We all know someone we would call beautiful and smart, or... say less beautiful and smart. We make these judgments all the time without realizing it. Often, however, on closer inspection, only one of the characteristics applies to beautiful or smart, less beautiful or less smart. The reason why we often do not distinguish fairly but make generalizations is called the halo effect and is a psychological phenomenon that leads us to see people on the basis of one central characteristic. So if we think someone is attractive, we tend to think they are also intelligent and talented - and vice versa. In this article, we take a closer look at what exactly the halo effect is and why we keep falling for it.
What is the halo effect and how does it work?
The halo effect is a cognitive bias that occurs when your overall impression of a person influences your opinion of that person's individual qualities. By the way, this can also occur with products or a brand.
In other words: If someone generally likes a certain thing, they also think more positively about the individual elements. This can be beneficial for marketing, as customers consider products with a good reputation to be more reliable and trustworthy, and therefore have a higher preference for them. However, it can also cause people to overlook important details and make illogical decisions that can be detrimental later. Understanding the halo effect helps us form more informed opinions and provides valuable insight into decision-making processes, both from a personal and professional perspective.
How can the halo effect be used in marketing and advertising campaigns?
The halo effect is a phenomenon in which customers or potential customers evaluate products positively based on their preconceived notions about their manufacturers. Brands that prove to be trustworthy and responsible in the eyes of consumers can take advantage of the halo effect in marketing and advertising campaigns. Rather than highlighting specific features or benefits of their product that other competitors often list, companies that gain the trust of their customers through consistent loyalty and reliability can achieve higher customer satisfaction by simply stating that they are "the most trusted brand" or "the choice for serious professionals." In this way, a company's reputation for quality is reflected on the product itself, allowing it to build loyalty between its products and its clientele.
How can you avoid being influenced by the halo effect in your decisions?
To avoid the halo effect influencing our decisions, it is important to be relatively objective and look at facts objectively. Research and review available evidence several times to get a better understanding of the situation or person. Also, get feedback from others who have direct knowledge of the situation or person before forming an opinion. In this way, you can reduce the likelihood that your judgment will be clouded by your bias. However, this requires that you do not get the feedback from someone who is affected by the halo effect.
Another good option is to let go of our biases before making a decision. This impartiality is taught in almost every philosophical school we deal with here on our blog. If you've been following our articles for a while, you probably know pretty well what we mean.
Can the halo effect have negative consequences, and if so, what are they?

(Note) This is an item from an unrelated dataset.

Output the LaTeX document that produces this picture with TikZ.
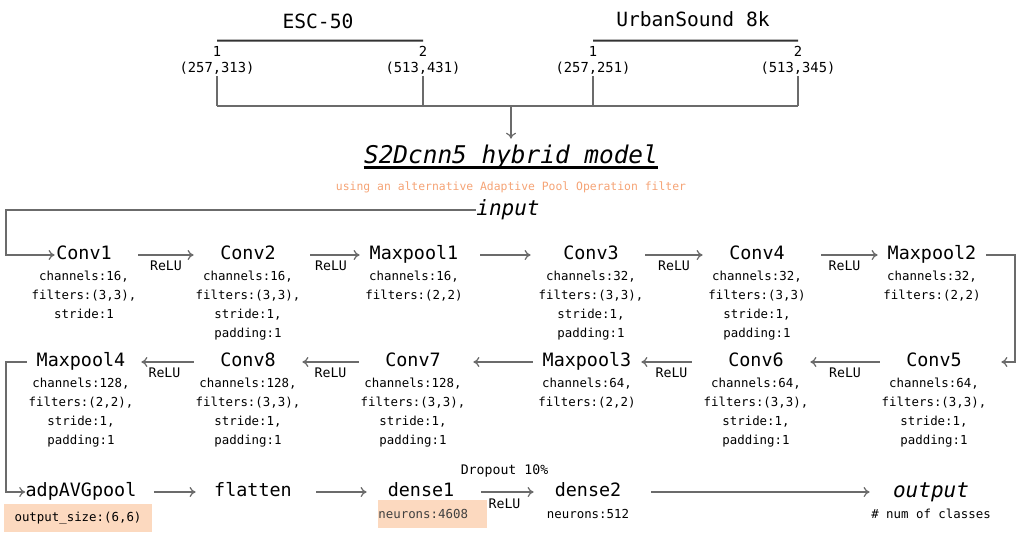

The halo effect can certainly have negative consequences, because it often leads to an unrealistic assessment of someone or something. This idealized assessment can lead us to make poor decisions, ignore important information that should be taken into account, and focus on superficial qualities instead of what is really important.
The halo effect can also lead to people being judged unfairly. For example, if a person has excelled in one area, it may be assumed that their skills are just as good in other areas without checking. Clearly, the halo effect should not be relied upon to determine a person's quality or worth, as it does not take all factors into account.
The halo effect can be used as an effective tool in marketing and advertising campaigns, but also in self-promotion, and has the potential to produce significant positive results for you or a company.
It is therefore important to be aware of both the advantages and disadvantages of this phenomenon, especially its power to influence decisions. It follows that when it comes to messages from companies and organizations, we should take care to consider all available information before forming an opinion.
While the halo effect can make us more likely to choose certain people, products or services, it can also lead to hasty decisions or situations where expectations are unreasonably high. Therefore, it is especially important to exercise caution and consider all available resources when making decisions based on external factors such as advertising and marketing.
How does it look for you? Can you think of an example where you have used or been influenced by the halo effect?